Depuis 2013, des actions de dépollution sont effectuées par les spéléologues après l'état des lieux fait par Mountain Wilderness. Fin 2018, le gouffre Berger est redevenu propre.
Toponymie
Toponymie des entrées du réseau
- Le « gouffre Berger » — et non pas Gouffre du berger — tient son nom de son inventeur,.
- Le « gouffre de la Fromagère » est ainsi appelée car autrefois, et depuis fort longtemps, cette glacière naturelle est utilisée par les pâtres pour y entreposer les fromages.
- Le « gouffre de la Laitière-Mutante » est ainsi nommé en rappel du nom donné antérieurement au « gouffre de la Fromagère », dont la difficulté est ainsi comparée, et en clin d'œil au spéléologue — Cédric Lachat — qui découvre l'entrée et répète sans cesse « mutant »,.
Toponymie des salles, puits et galeries du réseau
- Les « Coufinades » est le nom donné à une petite salle à −640 mètre en référence aux fistuleuses de la grotte de Coufin plus connue sous le nom de grotte de Choranche.
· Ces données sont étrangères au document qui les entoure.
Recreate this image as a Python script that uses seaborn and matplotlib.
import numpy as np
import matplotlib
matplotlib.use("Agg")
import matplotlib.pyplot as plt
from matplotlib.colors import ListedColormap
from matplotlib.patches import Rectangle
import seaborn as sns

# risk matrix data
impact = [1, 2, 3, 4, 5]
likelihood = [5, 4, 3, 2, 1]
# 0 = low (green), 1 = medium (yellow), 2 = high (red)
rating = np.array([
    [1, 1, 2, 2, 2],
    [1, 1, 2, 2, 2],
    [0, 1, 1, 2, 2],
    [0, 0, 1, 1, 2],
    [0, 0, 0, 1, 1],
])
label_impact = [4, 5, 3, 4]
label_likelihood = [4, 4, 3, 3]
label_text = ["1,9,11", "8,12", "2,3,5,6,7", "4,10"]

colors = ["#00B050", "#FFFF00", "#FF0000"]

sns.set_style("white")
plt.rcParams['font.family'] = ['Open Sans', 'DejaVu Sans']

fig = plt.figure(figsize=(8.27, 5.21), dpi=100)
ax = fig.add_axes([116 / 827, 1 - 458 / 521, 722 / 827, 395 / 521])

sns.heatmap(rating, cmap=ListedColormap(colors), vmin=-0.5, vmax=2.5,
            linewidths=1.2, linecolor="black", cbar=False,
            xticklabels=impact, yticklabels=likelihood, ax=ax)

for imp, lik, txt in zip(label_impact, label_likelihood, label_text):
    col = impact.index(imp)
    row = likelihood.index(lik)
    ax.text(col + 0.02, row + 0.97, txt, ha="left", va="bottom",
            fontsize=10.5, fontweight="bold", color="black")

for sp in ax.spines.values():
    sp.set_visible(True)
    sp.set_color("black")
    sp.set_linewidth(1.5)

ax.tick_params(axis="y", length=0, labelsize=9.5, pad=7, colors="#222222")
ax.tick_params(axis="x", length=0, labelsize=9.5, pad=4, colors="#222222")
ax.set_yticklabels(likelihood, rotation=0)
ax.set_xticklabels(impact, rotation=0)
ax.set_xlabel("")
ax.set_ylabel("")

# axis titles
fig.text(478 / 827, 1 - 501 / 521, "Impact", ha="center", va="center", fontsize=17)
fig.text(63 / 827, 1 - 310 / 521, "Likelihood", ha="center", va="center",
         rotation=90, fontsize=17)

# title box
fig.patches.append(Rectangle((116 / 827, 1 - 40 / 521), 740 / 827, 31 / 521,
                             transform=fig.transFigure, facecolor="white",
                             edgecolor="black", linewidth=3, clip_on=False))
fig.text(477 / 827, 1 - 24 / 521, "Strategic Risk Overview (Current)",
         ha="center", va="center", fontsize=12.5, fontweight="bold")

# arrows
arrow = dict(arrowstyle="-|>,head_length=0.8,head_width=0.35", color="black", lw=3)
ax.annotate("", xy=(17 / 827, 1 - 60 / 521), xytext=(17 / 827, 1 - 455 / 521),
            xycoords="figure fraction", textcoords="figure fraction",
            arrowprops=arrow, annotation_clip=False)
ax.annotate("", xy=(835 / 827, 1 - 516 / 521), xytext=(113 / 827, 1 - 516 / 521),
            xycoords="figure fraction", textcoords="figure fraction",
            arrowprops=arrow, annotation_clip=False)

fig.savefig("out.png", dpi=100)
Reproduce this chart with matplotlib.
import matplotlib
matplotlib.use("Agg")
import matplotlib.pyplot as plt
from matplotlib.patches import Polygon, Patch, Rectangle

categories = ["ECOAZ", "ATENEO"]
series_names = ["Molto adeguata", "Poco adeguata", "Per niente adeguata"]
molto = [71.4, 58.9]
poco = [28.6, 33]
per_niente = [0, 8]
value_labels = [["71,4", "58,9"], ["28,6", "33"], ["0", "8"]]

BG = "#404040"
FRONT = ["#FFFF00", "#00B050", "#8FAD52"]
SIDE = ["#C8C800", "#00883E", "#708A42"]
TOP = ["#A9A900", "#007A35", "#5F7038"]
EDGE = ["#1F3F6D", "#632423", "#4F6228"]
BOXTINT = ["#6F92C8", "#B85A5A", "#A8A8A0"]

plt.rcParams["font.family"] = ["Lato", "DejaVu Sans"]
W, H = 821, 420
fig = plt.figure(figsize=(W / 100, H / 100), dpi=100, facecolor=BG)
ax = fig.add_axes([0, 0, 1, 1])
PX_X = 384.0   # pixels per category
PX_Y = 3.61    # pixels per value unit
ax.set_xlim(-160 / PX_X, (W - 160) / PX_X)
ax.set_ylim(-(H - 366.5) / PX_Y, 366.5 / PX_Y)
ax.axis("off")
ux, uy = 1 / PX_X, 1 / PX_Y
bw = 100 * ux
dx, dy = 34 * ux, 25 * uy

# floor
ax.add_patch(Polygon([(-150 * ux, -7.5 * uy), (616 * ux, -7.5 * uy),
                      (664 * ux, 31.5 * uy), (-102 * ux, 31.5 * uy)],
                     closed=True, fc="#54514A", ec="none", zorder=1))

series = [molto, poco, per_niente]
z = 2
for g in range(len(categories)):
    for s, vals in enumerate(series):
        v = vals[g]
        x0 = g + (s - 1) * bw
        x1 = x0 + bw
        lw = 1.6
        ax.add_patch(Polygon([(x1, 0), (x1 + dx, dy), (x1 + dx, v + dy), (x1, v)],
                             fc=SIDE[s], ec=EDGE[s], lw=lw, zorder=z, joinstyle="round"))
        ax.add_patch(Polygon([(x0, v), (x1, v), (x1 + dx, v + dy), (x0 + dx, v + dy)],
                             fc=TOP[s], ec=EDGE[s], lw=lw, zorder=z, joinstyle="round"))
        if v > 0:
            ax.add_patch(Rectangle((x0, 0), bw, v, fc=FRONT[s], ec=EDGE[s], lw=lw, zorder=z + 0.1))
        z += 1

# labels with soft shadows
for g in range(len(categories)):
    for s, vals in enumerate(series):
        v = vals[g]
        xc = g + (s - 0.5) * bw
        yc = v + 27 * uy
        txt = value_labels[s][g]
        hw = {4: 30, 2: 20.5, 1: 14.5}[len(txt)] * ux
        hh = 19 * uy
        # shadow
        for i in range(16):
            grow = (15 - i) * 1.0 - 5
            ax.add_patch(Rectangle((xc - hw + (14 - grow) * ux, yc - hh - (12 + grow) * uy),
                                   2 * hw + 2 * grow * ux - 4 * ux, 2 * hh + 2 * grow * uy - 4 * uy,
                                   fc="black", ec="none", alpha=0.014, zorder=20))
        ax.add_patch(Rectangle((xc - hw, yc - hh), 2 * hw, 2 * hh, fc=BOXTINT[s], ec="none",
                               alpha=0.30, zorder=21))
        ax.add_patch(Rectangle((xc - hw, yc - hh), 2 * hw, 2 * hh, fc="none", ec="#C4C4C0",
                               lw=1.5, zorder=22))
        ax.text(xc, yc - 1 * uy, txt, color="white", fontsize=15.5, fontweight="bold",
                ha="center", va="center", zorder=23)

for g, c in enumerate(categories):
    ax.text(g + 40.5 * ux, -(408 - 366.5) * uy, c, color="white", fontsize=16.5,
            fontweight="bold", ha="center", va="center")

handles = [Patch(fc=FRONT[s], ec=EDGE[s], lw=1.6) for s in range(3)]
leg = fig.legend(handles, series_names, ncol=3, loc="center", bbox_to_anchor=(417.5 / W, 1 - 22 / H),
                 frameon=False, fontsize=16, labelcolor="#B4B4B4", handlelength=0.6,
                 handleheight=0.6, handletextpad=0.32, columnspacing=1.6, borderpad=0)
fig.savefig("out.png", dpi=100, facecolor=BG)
Coufin et Coufinades, s'écrivent avec un seul " F " de " Cou - fin " entrée étroite.
- La « galerie Mélusine » est un affluent situé à −777 mètre dans le gouffre Berger qui doit son nom à la légende de la fée demeurant dans les cuves de Sassenage.
- L'« Ouragan » est le dernier puits du complexe où la cascade se pulvérise après une quarantaine de mètres dans un fracas impressionnant.
- La « cascade du Petit-Général » est un des lieux de coloration du complexe du gouffre Berger effectuée par un dissident du SGCAF — Charles Petit-Didier — surnommé ainsi en raison de son « aptitude » au commandement.
- La « salle des Treize » est une salle découverte par treize spéléologues à −500 mètres, idéale pour l'installation d'un camp souterrain et jugée d'une beauté féerique.
- Le « réseau des Tronchois » est ainsi dénommé en raison des premières explorations menées par le Spéléo groupe La Tronche.
- La « Vire tu oses » est une vire étroite et inclinée vers le vide située à −950 mètre permettant d'éviter la rivière.